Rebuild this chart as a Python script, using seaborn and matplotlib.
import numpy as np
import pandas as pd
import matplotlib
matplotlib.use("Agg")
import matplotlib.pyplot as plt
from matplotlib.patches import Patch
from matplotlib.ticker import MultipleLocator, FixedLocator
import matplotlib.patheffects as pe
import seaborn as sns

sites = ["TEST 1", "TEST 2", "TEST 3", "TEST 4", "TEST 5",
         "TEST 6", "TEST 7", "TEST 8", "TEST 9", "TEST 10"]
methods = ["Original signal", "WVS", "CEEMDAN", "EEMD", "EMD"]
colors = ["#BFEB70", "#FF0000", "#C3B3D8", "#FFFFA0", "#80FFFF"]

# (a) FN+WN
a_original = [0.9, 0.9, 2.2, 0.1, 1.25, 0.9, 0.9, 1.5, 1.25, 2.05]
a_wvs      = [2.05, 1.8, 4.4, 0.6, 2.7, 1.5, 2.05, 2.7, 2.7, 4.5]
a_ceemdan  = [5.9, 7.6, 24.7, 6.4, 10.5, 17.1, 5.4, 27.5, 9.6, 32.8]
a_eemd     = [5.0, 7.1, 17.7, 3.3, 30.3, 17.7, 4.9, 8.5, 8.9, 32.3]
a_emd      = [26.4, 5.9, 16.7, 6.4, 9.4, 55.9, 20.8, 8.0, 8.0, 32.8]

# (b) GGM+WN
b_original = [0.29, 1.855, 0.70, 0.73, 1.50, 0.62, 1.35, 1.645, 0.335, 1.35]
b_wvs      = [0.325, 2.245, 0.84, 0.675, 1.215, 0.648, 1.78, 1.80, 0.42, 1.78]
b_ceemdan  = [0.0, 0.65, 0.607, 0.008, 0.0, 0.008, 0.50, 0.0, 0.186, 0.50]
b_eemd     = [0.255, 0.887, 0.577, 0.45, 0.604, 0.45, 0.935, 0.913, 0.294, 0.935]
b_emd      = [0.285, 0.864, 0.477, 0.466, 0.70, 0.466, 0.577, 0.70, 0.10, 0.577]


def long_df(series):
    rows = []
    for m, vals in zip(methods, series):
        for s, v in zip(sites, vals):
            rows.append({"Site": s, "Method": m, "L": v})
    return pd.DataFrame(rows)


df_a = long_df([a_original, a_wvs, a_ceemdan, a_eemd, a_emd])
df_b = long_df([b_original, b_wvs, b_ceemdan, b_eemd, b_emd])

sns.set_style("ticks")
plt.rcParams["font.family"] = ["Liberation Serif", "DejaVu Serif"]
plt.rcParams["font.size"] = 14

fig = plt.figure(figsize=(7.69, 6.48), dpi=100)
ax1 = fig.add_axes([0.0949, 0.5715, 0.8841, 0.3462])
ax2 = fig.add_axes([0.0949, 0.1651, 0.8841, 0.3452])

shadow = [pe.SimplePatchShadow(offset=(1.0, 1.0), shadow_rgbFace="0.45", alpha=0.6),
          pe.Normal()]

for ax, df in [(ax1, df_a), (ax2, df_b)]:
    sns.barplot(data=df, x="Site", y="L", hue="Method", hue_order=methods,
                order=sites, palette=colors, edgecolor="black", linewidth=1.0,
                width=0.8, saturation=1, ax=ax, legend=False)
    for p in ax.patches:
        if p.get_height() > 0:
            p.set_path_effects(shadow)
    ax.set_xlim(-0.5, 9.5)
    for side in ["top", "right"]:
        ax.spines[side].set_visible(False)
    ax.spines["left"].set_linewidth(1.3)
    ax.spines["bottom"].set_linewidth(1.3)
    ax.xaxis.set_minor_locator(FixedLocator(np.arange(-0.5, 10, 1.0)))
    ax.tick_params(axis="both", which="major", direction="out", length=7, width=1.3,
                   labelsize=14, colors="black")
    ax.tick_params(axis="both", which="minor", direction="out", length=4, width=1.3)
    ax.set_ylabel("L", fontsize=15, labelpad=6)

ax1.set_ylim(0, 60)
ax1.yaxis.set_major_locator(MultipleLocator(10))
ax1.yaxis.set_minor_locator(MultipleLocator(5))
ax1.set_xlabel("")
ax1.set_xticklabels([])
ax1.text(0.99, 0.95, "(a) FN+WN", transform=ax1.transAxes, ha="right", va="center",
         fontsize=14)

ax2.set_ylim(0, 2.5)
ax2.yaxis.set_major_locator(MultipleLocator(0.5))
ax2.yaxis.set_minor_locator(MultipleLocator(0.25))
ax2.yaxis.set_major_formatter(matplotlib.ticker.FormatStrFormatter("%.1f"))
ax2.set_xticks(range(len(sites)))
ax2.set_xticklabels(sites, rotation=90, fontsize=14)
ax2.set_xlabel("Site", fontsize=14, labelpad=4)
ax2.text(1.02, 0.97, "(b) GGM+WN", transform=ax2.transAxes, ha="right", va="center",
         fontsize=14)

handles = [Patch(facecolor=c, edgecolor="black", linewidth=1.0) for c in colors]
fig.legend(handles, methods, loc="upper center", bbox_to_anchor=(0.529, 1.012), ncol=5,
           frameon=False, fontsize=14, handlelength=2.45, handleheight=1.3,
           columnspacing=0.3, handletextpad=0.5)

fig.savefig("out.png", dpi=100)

**********

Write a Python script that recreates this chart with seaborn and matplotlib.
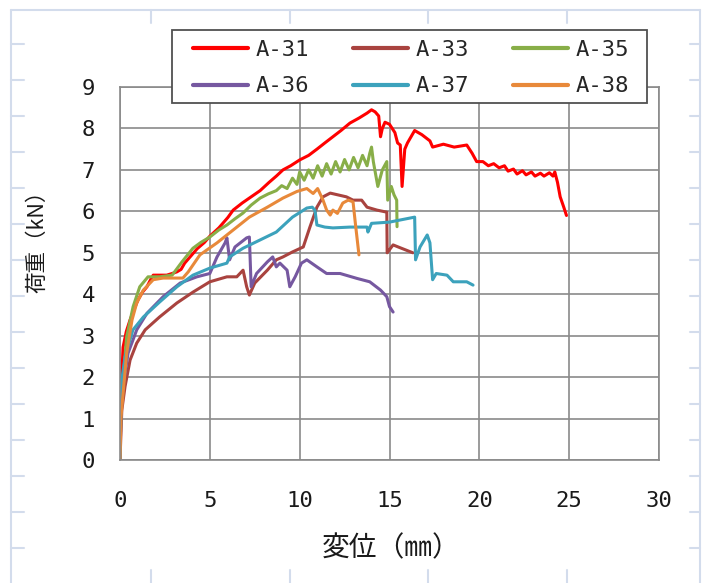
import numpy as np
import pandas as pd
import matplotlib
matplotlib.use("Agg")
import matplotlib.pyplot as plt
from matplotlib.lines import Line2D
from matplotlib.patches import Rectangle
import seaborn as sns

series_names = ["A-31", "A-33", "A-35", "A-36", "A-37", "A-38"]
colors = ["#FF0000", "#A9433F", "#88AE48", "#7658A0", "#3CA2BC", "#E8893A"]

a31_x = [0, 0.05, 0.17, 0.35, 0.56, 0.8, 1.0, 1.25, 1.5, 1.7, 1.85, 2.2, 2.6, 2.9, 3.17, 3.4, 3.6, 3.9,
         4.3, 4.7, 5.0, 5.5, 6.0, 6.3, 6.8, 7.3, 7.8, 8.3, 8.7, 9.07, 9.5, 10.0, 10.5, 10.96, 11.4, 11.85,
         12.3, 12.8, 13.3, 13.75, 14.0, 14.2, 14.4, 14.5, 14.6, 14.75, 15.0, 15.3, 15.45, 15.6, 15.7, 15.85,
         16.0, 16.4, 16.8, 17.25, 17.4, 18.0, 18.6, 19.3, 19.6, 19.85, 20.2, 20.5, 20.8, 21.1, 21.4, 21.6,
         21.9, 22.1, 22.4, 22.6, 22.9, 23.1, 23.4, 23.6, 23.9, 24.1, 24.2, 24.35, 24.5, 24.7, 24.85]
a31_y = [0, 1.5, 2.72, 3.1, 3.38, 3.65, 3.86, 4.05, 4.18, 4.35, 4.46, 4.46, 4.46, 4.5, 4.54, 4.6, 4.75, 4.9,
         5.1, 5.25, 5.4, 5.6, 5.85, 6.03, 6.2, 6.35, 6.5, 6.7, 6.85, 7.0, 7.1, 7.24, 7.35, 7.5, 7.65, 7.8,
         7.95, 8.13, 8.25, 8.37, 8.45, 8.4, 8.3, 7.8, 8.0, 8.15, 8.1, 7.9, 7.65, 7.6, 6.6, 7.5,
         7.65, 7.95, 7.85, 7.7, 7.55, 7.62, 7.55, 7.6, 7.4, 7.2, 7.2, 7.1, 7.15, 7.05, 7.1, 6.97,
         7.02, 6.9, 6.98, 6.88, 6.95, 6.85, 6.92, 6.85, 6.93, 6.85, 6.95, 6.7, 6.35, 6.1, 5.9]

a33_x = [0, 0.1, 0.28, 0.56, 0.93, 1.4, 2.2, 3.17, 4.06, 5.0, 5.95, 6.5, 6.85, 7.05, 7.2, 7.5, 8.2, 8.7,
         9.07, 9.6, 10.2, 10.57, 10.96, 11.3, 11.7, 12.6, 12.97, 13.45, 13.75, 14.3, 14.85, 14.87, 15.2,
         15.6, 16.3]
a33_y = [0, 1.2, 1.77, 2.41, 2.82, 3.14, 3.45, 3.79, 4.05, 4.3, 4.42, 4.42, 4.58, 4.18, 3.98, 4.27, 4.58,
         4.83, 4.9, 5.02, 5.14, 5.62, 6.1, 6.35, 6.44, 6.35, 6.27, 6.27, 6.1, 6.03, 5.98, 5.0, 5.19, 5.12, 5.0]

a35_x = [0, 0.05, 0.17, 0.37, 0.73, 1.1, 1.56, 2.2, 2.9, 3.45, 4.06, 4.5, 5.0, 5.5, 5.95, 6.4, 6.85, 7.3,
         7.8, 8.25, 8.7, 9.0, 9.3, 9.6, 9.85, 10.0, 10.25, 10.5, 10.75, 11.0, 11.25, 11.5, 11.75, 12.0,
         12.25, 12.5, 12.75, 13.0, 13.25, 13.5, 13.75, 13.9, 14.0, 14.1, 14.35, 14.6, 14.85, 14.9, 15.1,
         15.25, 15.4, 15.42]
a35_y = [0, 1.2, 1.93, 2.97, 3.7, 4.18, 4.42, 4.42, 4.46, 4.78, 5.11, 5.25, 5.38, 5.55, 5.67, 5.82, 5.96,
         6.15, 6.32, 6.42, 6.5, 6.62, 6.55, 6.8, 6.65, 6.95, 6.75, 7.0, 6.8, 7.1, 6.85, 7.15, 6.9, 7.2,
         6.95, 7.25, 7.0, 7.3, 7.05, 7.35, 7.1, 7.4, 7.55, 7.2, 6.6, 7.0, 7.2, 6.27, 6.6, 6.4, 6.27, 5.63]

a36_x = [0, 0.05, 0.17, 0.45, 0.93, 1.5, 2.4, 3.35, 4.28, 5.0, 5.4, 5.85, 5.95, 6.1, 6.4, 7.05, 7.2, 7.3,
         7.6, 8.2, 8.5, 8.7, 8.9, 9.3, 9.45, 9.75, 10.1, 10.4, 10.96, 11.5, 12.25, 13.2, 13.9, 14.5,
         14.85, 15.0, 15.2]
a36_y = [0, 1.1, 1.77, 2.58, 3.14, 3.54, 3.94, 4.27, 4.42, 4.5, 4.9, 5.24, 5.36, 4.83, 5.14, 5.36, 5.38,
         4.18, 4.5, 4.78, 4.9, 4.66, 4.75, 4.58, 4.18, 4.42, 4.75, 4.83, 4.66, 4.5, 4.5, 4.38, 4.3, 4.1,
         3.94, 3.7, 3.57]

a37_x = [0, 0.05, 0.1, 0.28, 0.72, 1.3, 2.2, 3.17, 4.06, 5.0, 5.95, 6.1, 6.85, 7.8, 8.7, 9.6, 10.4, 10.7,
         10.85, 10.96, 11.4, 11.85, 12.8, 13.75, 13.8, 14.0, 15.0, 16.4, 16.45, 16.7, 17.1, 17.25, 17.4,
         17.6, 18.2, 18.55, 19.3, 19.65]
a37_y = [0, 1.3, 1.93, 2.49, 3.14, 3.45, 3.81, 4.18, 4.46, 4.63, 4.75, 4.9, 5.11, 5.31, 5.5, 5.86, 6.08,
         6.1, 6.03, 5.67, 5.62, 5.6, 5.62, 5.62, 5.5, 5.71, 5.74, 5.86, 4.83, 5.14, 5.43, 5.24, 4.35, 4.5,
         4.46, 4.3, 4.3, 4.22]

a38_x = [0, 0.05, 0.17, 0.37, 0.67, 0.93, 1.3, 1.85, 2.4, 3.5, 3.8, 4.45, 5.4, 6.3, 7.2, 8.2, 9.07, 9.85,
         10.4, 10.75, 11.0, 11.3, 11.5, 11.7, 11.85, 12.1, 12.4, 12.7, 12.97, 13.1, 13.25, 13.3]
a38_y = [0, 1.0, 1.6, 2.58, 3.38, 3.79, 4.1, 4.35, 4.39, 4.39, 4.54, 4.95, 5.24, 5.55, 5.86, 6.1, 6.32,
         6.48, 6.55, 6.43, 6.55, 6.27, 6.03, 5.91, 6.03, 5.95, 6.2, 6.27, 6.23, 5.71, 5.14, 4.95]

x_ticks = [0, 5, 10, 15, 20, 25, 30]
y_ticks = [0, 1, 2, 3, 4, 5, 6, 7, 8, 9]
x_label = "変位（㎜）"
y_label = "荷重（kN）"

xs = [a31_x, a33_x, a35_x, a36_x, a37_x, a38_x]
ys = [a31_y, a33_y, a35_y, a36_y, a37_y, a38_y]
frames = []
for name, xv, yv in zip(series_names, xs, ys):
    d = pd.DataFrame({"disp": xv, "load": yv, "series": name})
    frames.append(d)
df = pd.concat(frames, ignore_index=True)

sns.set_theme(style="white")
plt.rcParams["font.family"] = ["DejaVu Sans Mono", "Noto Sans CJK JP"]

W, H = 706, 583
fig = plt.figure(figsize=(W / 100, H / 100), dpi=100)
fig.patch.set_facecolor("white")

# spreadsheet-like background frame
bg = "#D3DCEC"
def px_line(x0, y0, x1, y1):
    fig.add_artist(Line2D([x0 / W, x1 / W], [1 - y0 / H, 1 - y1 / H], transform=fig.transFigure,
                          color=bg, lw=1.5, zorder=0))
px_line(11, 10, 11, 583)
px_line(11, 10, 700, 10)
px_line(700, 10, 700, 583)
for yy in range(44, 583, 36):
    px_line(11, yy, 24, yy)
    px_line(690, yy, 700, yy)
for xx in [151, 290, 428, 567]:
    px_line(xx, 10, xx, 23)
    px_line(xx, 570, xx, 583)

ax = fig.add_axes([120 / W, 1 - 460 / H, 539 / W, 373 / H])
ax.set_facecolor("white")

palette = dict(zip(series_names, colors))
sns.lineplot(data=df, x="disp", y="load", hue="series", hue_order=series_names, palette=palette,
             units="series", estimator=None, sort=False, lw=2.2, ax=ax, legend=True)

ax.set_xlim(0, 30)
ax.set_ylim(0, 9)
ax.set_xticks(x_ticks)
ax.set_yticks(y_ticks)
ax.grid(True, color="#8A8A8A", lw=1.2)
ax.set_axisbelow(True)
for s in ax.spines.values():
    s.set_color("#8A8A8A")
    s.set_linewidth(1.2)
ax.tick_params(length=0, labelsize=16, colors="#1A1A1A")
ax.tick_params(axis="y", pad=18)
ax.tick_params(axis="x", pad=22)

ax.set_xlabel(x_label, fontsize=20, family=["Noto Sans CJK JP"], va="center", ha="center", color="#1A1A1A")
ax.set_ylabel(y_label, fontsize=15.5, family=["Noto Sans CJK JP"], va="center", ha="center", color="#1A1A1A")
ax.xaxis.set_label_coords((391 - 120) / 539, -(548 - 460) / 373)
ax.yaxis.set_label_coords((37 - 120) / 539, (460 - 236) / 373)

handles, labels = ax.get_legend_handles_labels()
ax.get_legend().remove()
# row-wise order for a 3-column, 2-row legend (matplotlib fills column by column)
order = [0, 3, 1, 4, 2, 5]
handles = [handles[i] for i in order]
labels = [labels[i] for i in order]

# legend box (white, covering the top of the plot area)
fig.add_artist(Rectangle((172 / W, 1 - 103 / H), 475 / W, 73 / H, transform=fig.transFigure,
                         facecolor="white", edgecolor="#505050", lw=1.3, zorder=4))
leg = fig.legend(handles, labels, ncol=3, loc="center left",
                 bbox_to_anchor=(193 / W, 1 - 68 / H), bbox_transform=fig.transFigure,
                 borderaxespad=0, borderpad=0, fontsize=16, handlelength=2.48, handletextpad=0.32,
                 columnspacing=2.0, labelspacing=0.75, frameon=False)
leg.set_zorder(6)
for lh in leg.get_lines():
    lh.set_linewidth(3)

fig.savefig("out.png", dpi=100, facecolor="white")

**********

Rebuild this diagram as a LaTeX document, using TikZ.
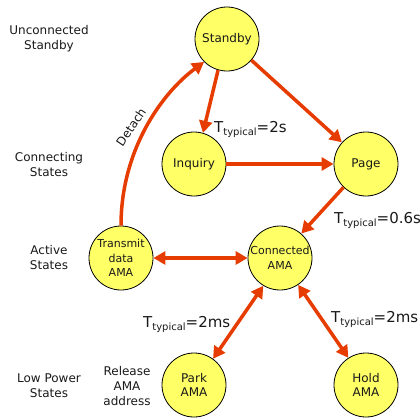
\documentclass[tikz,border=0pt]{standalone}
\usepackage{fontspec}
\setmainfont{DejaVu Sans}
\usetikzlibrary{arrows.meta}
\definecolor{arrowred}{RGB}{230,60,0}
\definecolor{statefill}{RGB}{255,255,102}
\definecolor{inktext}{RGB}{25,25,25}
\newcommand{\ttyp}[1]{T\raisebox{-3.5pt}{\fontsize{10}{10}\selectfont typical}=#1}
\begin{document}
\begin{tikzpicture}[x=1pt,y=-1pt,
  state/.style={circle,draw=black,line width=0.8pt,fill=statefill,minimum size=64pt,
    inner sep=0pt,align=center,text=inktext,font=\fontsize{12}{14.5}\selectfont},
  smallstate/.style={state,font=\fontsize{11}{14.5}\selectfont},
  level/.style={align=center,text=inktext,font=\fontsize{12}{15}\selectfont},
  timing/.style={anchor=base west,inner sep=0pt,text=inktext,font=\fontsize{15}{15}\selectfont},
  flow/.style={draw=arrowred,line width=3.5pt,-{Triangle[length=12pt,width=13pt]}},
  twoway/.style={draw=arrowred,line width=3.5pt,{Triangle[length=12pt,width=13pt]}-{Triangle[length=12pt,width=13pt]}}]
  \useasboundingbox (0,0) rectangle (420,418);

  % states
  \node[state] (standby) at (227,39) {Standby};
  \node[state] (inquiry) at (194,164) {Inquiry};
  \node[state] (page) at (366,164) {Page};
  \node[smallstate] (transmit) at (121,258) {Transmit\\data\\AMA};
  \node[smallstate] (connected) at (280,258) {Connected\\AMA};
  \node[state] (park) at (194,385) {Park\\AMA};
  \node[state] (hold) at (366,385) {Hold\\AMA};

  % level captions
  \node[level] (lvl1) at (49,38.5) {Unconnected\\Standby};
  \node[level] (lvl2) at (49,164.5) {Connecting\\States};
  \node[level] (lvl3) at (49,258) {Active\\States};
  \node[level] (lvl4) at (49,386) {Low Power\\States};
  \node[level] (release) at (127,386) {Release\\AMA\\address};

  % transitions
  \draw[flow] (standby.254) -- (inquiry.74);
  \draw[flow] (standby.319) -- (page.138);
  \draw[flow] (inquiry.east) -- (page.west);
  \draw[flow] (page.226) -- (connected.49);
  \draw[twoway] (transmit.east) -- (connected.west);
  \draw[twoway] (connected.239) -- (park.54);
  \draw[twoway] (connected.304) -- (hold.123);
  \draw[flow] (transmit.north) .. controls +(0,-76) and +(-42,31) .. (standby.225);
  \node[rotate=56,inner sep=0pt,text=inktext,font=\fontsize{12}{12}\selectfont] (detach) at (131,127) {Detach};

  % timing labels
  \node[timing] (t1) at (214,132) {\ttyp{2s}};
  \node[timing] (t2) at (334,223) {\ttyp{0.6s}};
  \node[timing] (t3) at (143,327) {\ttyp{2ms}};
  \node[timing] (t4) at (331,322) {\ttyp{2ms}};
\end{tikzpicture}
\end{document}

**********

> TO BE DONE:
Using the entries above, give again exactly the lines from the line holding "Rebuild this chart" through the line holding "pe.Normal()]". Include both end lines and nothing else.

> TASK RESPONSE:
Rebuild this chart as a Python script, using seaborn and matplotlib.
import numpy as np
import pandas as pd
import matplotlib
matplotlib.use("Agg")
import matplotlib.pyplot as plt
from matplotlib.patches import Patch
from matplotlib.ticker import MultipleLocator, FixedLocator
import matplotlib.patheffects as pe
import seaborn as sns

sites = ["TEST 1", "TEST 2", "TEST 3", "TEST 4", "TEST 5",
         "TEST 6", "TEST 7", "TEST 8", "TEST 9", "TEST 10"]
methods = ["Original signal", "WVS", "CEEMDAN", "EEMD", "EMD"]
colors = ["#BFEB70", "#FF0000", "#C3B3D8", "#FFFFA0", "#80FFFF"]

# (a) FN+WN
a_original = [0.9, 0.9, 2.2, 0.1, 1.25, 0.9, 0.9, 1.5, 1.25, 2.05]
a_wvs      = [2.05, 1.8, 4.4, 0.6, 2.7, 1.5, 2.05, 2.7, 2.7, 4.5]
a_ceemdan  = [5.9, 7.6, 24.7, 6.4, 10.5, 17.1, 5.4, 27.5, 9.6, 32.8]
a_eemd     = [5.0, 7.1, 17.7, 3.3, 30.3, 17.7, 4.9, 8.5, 8.9, 32.3]
a_emd      = [26.4, 5.9, 16.7, 6.4, 9.4, 55.9, 20.8, 8.0, 8.0, 32.8]

# (b) GGM+WN
b_original = [0.29, 1.855, 0.70, 0.73, 1.50, 0.62, 1.35, 1.645, 0.335, 1.35]
b_wvs      = [0.325, 2.245, 0.84, 0.675, 1.215, 0.648, 1.78, 1.80, 0.42, 1.78]
b_ceemdan  = [0.0, 0.65, 0.607, 0.008, 0.0, 0.008, 0.50, 0.0, 0.186, 0.50]
b_eemd     = [0.255, 0.887, 0.577, 0.45, 0.604, 0.45, 0.935, 0.913, 0.294, 0.935]
b_emd      = [0.285, 0.864, 0.477, 0.466, 0.70, 0.466, 0.577, 0.70, 0.10, 0.577]


def long_df(series):
    rows = []
    for m, vals in zip(methods, series):
        for s, v in zip(sites, vals):
            rows.append({"Site": s, "Method": m, "L": v})
    return pd.DataFrame(rows)


df_a = long_df([a_original, a_wvs, a_ceemdan, a_eemd, a_emd])
df_b = long_df([b_original, b_wvs, b_ceemdan, b_eemd, b_emd])

sns.set_style("ticks")
plt.rcParams["font.family"] = ["Liberation Serif", "DejaVu Serif"]
plt.rcParams["font.size"] = 14

fig = plt.figure(figsize=(7.69, 6.48), dpi=100)
ax1 = fig.add_axes([0.0949, 0.5715, 0.8841, 0.3462])
ax2 = fig.add_axes([0.0949, 0.1651, 0.8841, 0.3452])

shadow = [pe.SimplePatchShadow(offset=(1.0, 1.0), shadow_rgbFace="0.45", alpha=0.6),
          pe.Normal()]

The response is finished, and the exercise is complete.